Barrow-Man, sabs. (old).—1. A man who hawks his wares on a barrow; a costermonger. The term dates back to the middle of the seventeenth century. Un marottier is the French equivalent for one species of the fraternity, better known in England as a dudsman (q.v).

2. Also formerly a man under sentence of transportation.


Barrow-Tram, subs. (familiar).—An ungainly person; one awkward in gait, and coarse and rawboned in feature.


Barter, subs. (Winchester College).—A half volley. From the Warden of that name famous for disposing of them.

1870. Mansfield, School-Life at Winchester College, p. 133. What a noble game cricket must be when one loved it so much, notwithstanding the previous training! What genuine excitement when College and Commoners was played; what frantic shouting when Rapid got well hold of a 'barter' . . . and sent the ball from 'Spanish Poplar,' right over Mead's wall by 'Log pond.'

1878. Adams, Wykehamica, p. 327. Barter was the most popular boy of his day with his schoolfellows. Wonderful things are told of his scores at cricket at which he is supposed to have been the hardest hitter of his own times, or of any near him. . . . He was so renowned for the tremendous force with which he was wont to swipe the ball, commonly known to cricketers as a 'half-volley,' that it actually changed its name in the Wykehamical vocabulary, and for fully half a century afterwards—and, for all I know, to the present day—bore the name of a Barter.

Verb.—To hit a ball hard at cricket.

Hitting barters.—Practice catching; full pitches hit from the middle of 'Turf' towards Ball-Court for catching practice towards the end of 'Long Meads.'


Bartholomew Baby, subs. (old).—A gaudily dressed doll, such as appears to have been commonly sold at Bartholomew Fair.—See Bartholomew-pig. Also applied to a person gaudily dressed.
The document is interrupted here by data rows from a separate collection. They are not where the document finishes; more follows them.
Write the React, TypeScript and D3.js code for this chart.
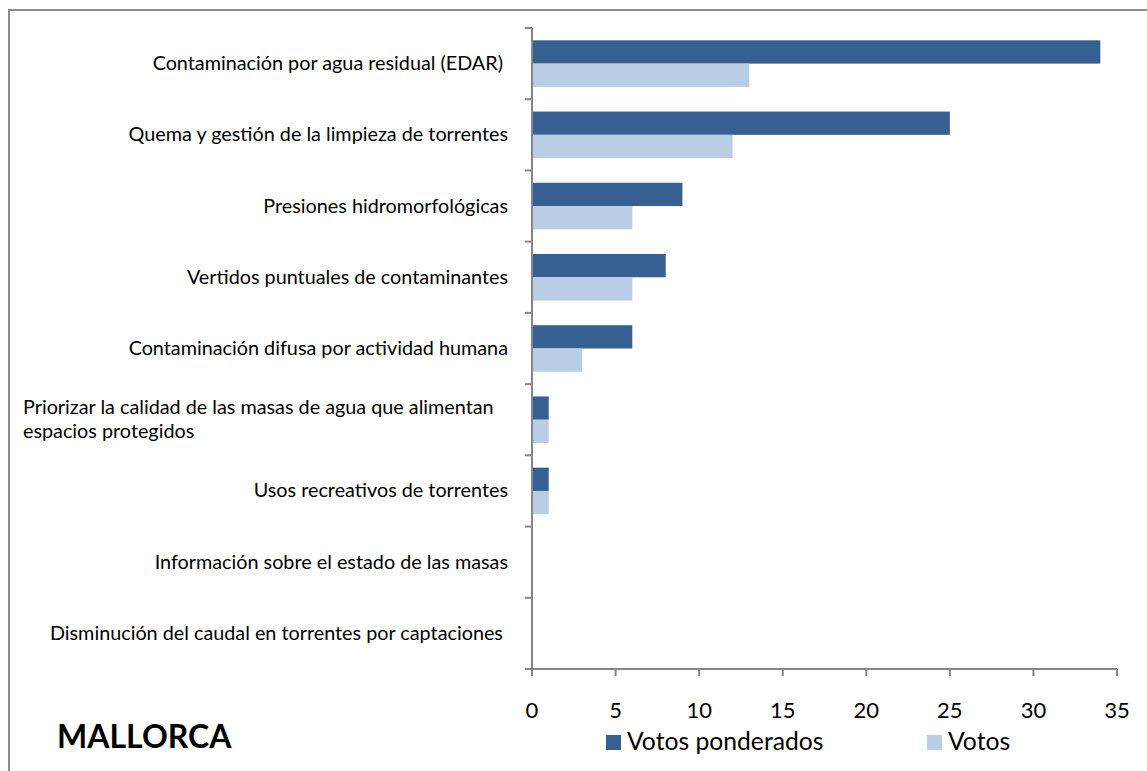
import React from "react";
import * as d3 from "d3";

const categories = [
  "Contaminación por agua residual (EDAR) ",
  "Quema y gestión de la limpieza de torrentes",
  "Presiones hidromorfológicas",
  "Vertidos puntuales de contaminantes",
  "Contaminación difusa por actividad humana",
  "Priorizar la calidad de las masas de agua que alimentan|espacios protegidos",
  "Usos recreativos de torrentes",
  "Información sobre el estado de las masas",
  "Disminución del caudal en torrentes por captaciones ",
];
const votosPonderados = [34, 25, 9, 8, 6, 1, 1, 0, 0];
const votos = [13, 12, 6, 6, 3, 1, 1, 0, 0];
const xTicks = [0, 5, 10, 15, 20, 25, 30, 35];
const seriesNames = ["Votos ponderados", "Votos"];
const colors = ["#366092", "#B9CDE5"];

const W = 1147;
const H = 771;
const FONT = "Lato, 'Open Sans', sans-serif";

export default function App() {
  const left = 532;
  const right = 1117;
  const top = 28;
  const bottom = 669;
  const x = d3.scaleLinear().domain([0, 35]).range([left, right]);
  const y = d3
    .scaleBand<number>()
    .domain(d3.range(categories.length))
    .range([top, bottom])
    .paddingInner(0)
    .paddingOuter(0);
  const band = y.bandwidth();
  const barH = band * 0.327;
  const gap = (band - 2 * barH) / 2;
  const axisColor = "#868686";

  return (
    <div style={{ position: "absolute", left: 0, top: 0 }}>
      <svg width={W} height={H} style={{ display: "block" }}>
        <rect x={0} y={0} width={W} height={H} fill="#fff" />
        {/* frame */}
        <line x1={9} y1={10} x2={9} y2={H} stroke="#8c8c8c" strokeWidth={2} />
        <line x1={8} y1={10} x2={W} y2={10} stroke="#8c8c8c" strokeWidth={2} />

        {/* bars */}
        {categories.map((c, i) => {
          const y0 = (y(i) as number) + gap;
          return (
            <g key={i}>
              <rect
                x={x(0)}
                y={y0}
                width={x(votosPonderados[i]) - x(0)}
                height={barH}
                fill={colors[0]}
              />
              <rect
                x={x(0)}
                y={y0 + barH}
                width={x(votos[i]) - x(0)}
                height={barH}
                fill={colors[1]}
              />
            </g>
          );
        })}

        {/* y axis */}
        <line x1={left} y1={top} x2={left} y2={bottom} stroke={axisColor} strokeWidth={2} />
        {d3.range(categories.length + 1).map((i) => {
          const yy = top + i * band;
          return (
            <line key={i} x1={left - 7} y1={yy} x2={left} y2={yy} stroke={axisColor} strokeWidth={2} />
          );
        })}
        {/* x axis */}
        <line x1={left - 7} y1={bottom} x2={right} y2={bottom} stroke={axisColor} strokeWidth={2} />
        {xTicks.map((t) => (
          <g key={t}>
            <line x1={x(t)} y1={bottom} x2={x(t)} y2={bottom + 7} stroke={axisColor} strokeWidth={2} />
            <text
              x={x(t)}
              y={718}
              textAnchor="middle"
              fontFamily={FONT}
              fontSize={22}
              fill="#000"
            >
              {t}
            </text>
          </g>
        ))}

        {/* category labels */}
        {categories.map((c, i) => {
          const lines = c.split("|");
          const cy = (y(i) as number) + band / 2;
          const lh = 24;
          return (
            <text
              key={i}
              fontFamily={FONT}
              fontSize={19.8}
              fill="#000"
              style={{ whiteSpace: "pre" }}
            >
              {lines.map((ln, j) => (
                <tspan
                  key={j}
                  x={lines.length > 1 ? 23 : 508}
                  textAnchor={lines.length > 1 ? "start" : "end"}
                  y={cy + (j - (lines.length - 1) / 2) * lh + 6.5}
                >
                  {ln}
                </tspan>
              ))}
            </text>
          );
        })}

        {/* title */}
        <text x={57} y={748} fontFamily={FONT} fontWeight="bold" fontSize={32} fill="#000">
          MALLORCA
        </text>

        {/* legend */}
        <rect x={606} y={735} width={15} height={15} fill={colors[0]} />
        <text x={627} y={750} fontFamily={FONT} fontSize={24.7} fill="#000">
          {seriesNames[0]}
        </text>
        <rect x={927} y={735} width={15} height={15} fill={colors[1]} />
        <text x={948} y={750} fontFamily={FONT} fontSize={24.7} fill="#000">
          {seriesNames[1]}
        </text>
      </svg>
    </div>
  );
}
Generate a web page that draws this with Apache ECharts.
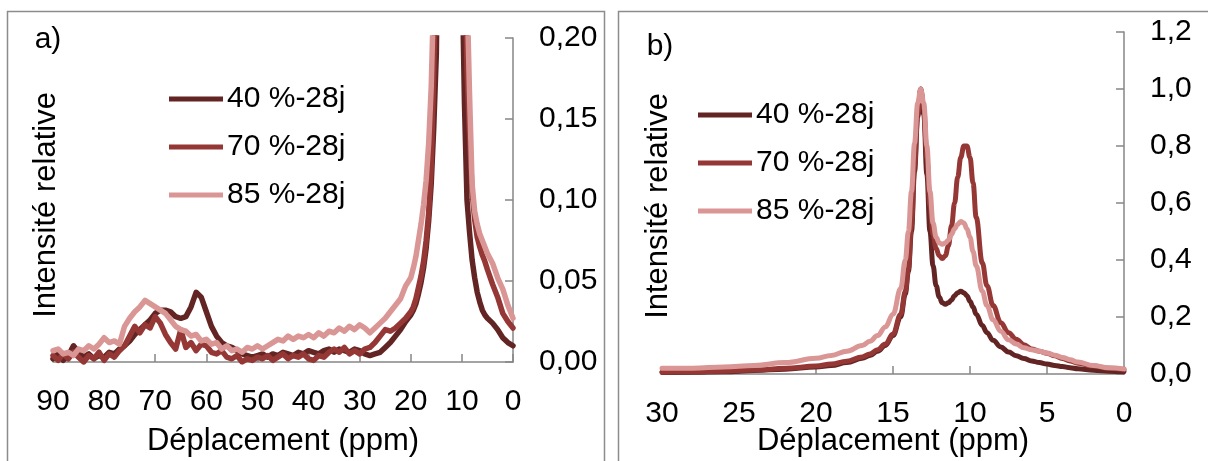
<!DOCTYPE html>
<html>
<head>
<meta charset="utf-8">
<script src="https://cdn.jsdelivr.net/npm/echarts@6/dist/echarts.min.js"></script>
<style>
html,body{margin:0;padding:0;background:#fff;}
#c{width:1208px;height:461px;}
</style>
</head>
<body>
<div id="c"></div>
<script>
// ---------- DATA ----------
const seriesNames = ['40 %-28j', '70 %-28j', '85 %-28j'];

// Panel a) chemical shift (ppm)
const xA = [90,89,88,87,86,85,84,83,82,81,80,79,78,77,76,75,74,73,72,71,
  70,69,68,67,66,65,64,63,62,61,60,59,58,57,56,55,54,53,52,51,
  50,49,48,47,46,45,44,43,42,41,40,39,38,37,36,35,34,33,32,31,
  30,29,28,27,26,25,24,23,22,21,
  20,19.5,19,18.5,18,17.5,17,16.5,16,15.5,15,14.5,14,
  13,12,11,10,
  9.5,9,8.5,8,7.5,7,6.5,6,5.5,5,
  4,3,2,1,0];

const a40 = [0.002,0.005,0.001,0.004,0.010,0.006,0.003,0.005,0.002,0.004,
  0.003,0.006,0.005,0.008,0.010,0.013,0.017,0.020,0.023,0.026,
  0.030,0.032,0.032,0.031,0.028,0.027,0.028,0.034,0.043,0.040,
  0.031,0.022,0.016,0.012,0.010,0.009,0.007,0.005,0.004,0.003,
  0.004,0.005,0.003,0.005,0.004,0.006,0.005,0.004,0.006,0.005,
  0.007,0.006,0.005,0.007,0.008,0.006,0.008,0.007,0.006,0.008,
  0.007,0.005,0.004,0.005,0.006,0.009,0.012,0.016,0.020,0.025,
  0.029,0.032,0.036,0.042,0.049,0.058,0.070,0.087,0.110,0.145,0.190,0.320,0.550,
  0.90,1.00,0.70,0.25,
  0.160,0.100,0.080,0.063,0.052,0.043,0.037,0.032,0.029,0.027,
  0.024,0.020,0.015,0.012,0.010];

const a70 = [0.004,0.001,0.005,0.002,0.006,0.003,0.000,0.004,0.002,0.006,
  0.001,0.005,0.003,0.007,0.010,0.016,0.022,0.018,0.023,0.021,
  0.028,0.024,0.017,0.012,0.008,0.020,0.009,0.012,0.007,0.011,
  0.010,0.006,0.005,0.007,0.003,0.002,0.004,0.000,0.002,0.001,
  0.003,0.002,0.004,0.001,0.003,0.005,0.002,0.004,0.003,0.005,
  0.002,0.001,0.004,0.003,0.006,0.008,0.006,0.009,0.005,0.007,
  0.005,0.008,0.009,0.012,0.016,0.020,0.019,0.021,0.024,0.027,
  0.031,0.034,0.039,0.046,0.053,0.062,0.075,0.092,0.120,0.180,0.260,0.400,0.620,
  0.92,1.00,0.80,0.42,
  0.270,0.180,0.140,0.105,0.088,0.077,0.071,0.066,0.062,0.057,
  0.048,0.040,0.030,0.025,0.021];

const a85 = [0.007,0.008,0.005,0.006,0.004,0.008,0.007,0.010,0.008,0.011,
  0.015,0.012,0.013,0.011,0.022,0.027,0.031,0.034,0.038,0.036,
  0.034,0.032,0.030,0.026,0.022,0.020,0.019,0.016,0.017,0.013,
  0.014,0.011,0.012,0.008,0.010,0.007,0.008,0.006,0.009,0.008,
  0.010,0.008,0.010,0.012,0.014,0.013,0.016,0.014,0.016,0.015,
  0.017,0.015,0.018,0.016,0.019,0.018,0.021,0.019,0.022,0.020,
  0.023,0.021,0.018,0.021,0.024,0.027,0.031,0.035,0.039,0.047,
  0.052,0.058,0.065,0.075,0.085,0.097,0.112,0.135,0.170,0.230,0.330,0.500,0.700,
  0.95,1.00,0.80,0.45,
  0.300,0.230,0.165,0.110,0.093,0.085,0.079,0.075,0.071,0.067,
  0.061,0.052,0.045,0.035,0.027];

// Panel b) chemical shift (ppm)
const xB = [30,28,26,24,22,20,19,18,17,16.5,16,15.5,15,14.5,14.2,14,13.8,13.6,13.4,13.2,13,
  12.8,12.6,12.4,12.2,12,11.8,11.6,11.4,11.2,11,10.8,10.6,10.4,10.2,10,
  9.8,9.6,9.2,8.9,8.5,8,7.5,7,6.5,6,5.5,5,4.5,4,3.5,3,2,1,0];

const b40 = [0.005,0.006,0.008,0.012,0.017,0.025,0.030,0.040,0.055,0.065,0.080,0.100,0.135,0.200,0.280,0.360,0.500,0.710,0.900,1.000,0.910,
  0.700,0.500,0.380,0.310,0.270,0.250,0.245,0.250,0.260,0.275,0.285,0.290,0.285,0.275,0.255,
  0.235,0.210,0.170,0.145,0.118,0.095,0.077,0.064,0.054,0.046,0.040,0.035,0.030,0.026,0.022,0.018,0.013,0.010,0.008];

const b70 = [0.006,0.008,0.010,0.014,0.020,0.028,0.035,0.045,0.060,0.070,0.085,0.105,0.140,0.210,0.290,0.370,0.520,0.730,0.910,1.000,0.930,
  0.760,0.590,0.490,0.440,0.415,0.405,0.415,0.450,0.520,0.600,0.690,0.760,0.800,0.800,0.760,
  0.670,0.550,0.390,0.310,0.240,0.180,0.145,0.122,0.103,0.088,0.080,0.073,0.064,0.054,0.046,0.038,0.028,0.020,0.015];

const b85 = [0.020,0.020,0.025,0.030,0.040,0.055,0.065,0.080,0.100,0.115,0.135,0.165,0.210,0.300,0.400,0.500,0.640,0.810,0.950,1.000,0.950,
  0.800,0.640,0.530,0.480,0.460,0.455,0.460,0.470,0.490,0.510,0.525,0.535,0.530,0.510,0.480,
  0.430,0.380,0.290,0.240,0.190,0.150,0.120,0.105,0.092,0.085,0.080,0.074,0.066,0.058,0.050,0.042,0.030,0.022,0.018];

// ---------- STYLE ----------
const FONT = '"Liberation Sans", Arial, sans-serif';
const COLORS = ['#632523', '#953735', '#D99694'];
const AXIS_GREY = '#868686';

const chart = echarts.init(document.getElementById('c'), null, {renderer: 'canvas'});

function pairs(xs, ys) { return xs.map((x, i) => [x, ys[i]]); }

function mkX(gi, max, interval) {
  return {
    type: 'value', gridIndex: gi, min: 0, max: max, interval: interval, inverse: true,
    position: 'bottom',
    axisLine: {show: true, onZero: false, lineStyle: {color: AXIS_GREY, width: 1.5}},
    axisTick: {show: true, inside: true, length: 8, lineStyle: {color: AXIS_GREY, width: 1.5}},
    axisLabel: {margin: 25, color: '#000', fontSize: 30, fontFamily: FONT},
    splitLine: {show: false}
  };
}
function mkY(gi, max, interval, dec) {
  return {
    type: 'value', gridIndex: gi, min: 0, max: max, interval: interval, position: 'right',
    axisLine: {show: true, lineStyle: {color: AXIS_GREY, width: 1.5}},
    axisTick: {show: true, inside: true, length: 8, lineStyle: {color: AXIS_GREY, width: 1.5}},
    axisLabel: {margin: 26, color: '#000', fontSize: 30, fontFamily: FONT,
      formatter: v => v.toFixed(dec).replace('.', ',')},
    splitLine: {show: false}
  };
}
function mkSeries(name, gi, xs, ys, color, width, smooth) {
  return {
    name: name, type: 'line', xAxisIndex: gi, yAxisIndex: gi,
    data: pairs(xs, ys), showSymbol: false, symbol: 'none',
    smooth: smooth, smoothMonotone: smooth ? 'x' : undefined,
    clip: true,
    lineStyle: {color: color, width: width, join: 'round', cap: 'round'},
    itemStyle: {color: color},
    emphasis: {disabled: true}
  };
}
function mkLegend(left, top) {
  return {
    orient: 'vertical', left: left, top: top, itemWidth: 54, itemHeight: 5, itemGap: 18,
    icon: 'rect', selectedMode: false, padding: 0,
    data: seriesNames,
    textStyle: {fontSize: 30, fontFamily: FONT, color: '#000', lineHeight: 30, padding: [0,0,0,-1]}
  };
}
function txt(x, y, s, size, rot) {
  return {type: 'text', x: x, y: y, rotation: rot || 0,
    style: {text: s, fontSize: size, fontFamily: FONT, fill: '#000', align: 'center', verticalAlign: 'middle'}};
}

chart.setOption({
  animation: false,
  backgroundColor: '#fff',
  grid: [
    {left: 53, right: 695, top: 38, bottom: 99},
    {left: 662, right: 84, top: 32, bottom: 87}
  ],
  xAxis: [mkX(0, 90, 10), mkX(1, 30, 5)],
  yAxis: [mkY(0, 0.2, 0.05, 2), mkY(1, 1.2, 0.2, 1)],
  legend: [mkLegend(169, 84), mkLegend(698, 100)],
  series: [
    mkSeries(seriesNames[0], 0, xA, a40, COLORS[0], 5.5, false),
    mkSeries(seriesNames[1], 0, xA, a70, COLORS[1], 5.5, false),
    mkSeries(seriesNames[2], 0, xA, a85, COLORS[2], 5.5, false),
    mkSeries(seriesNames[0], 1, xB, b40, COLORS[0], 5, 0.4),
    mkSeries(seriesNames[1], 1, xB, b70, COLORS[1], 5, 0.4),
    mkSeries(seriesNames[2], 1, xB, b85, COLORS[2], 5, 0.4)
  ],
  graphic: [
    {type: 'rect', shape: {x: 7.5, y: 11.5, width: 597, height: 480},
      style: {fill: 'none', stroke: '#8c8c8c', lineWidth: 1.5}, z: 0, silent: true},
    {type: 'rect', shape: {x: 618.5, y: 11.5, width: 600, height: 480},
      style: {fill: 'none', stroke: '#8c8c8c', lineWidth: 1.5}, z: 0, silent: true},
    txt(48, 40, 'a)', 30),
    txt(660, 47, 'b)', 30),
    txt(46, 205, 'Intensité relative', 31, Math.PI / 2),
    txt(658, 206, 'Intensité relative', 31, Math.PI / 2),
    txt(283, 441, 'Déplacement (ppm)', 31),
    txt(893, 441, 'Déplacement (ppm)', 31)
  ]
});
</script>
</body>
</html>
1682. Wit and Drollery, p. 343.

Her petticoat of sattin, Her gown of crimson tabby, Lac'd up before, and spangl'd ore, Just like a Bartholomew baby.


Bartholomew-Pig, subs. (old).—Roasted pigs, says Nares, were formerly among the chief attractions of Bartholomew Fair, West Smithfield, London: they were sold piping hot, in booths and on stalls, and ostentatiously displayed, to excite the appetite of passengers. Hence a Bartholomew-pig became a common subject of allusion: the Puritan railed against it.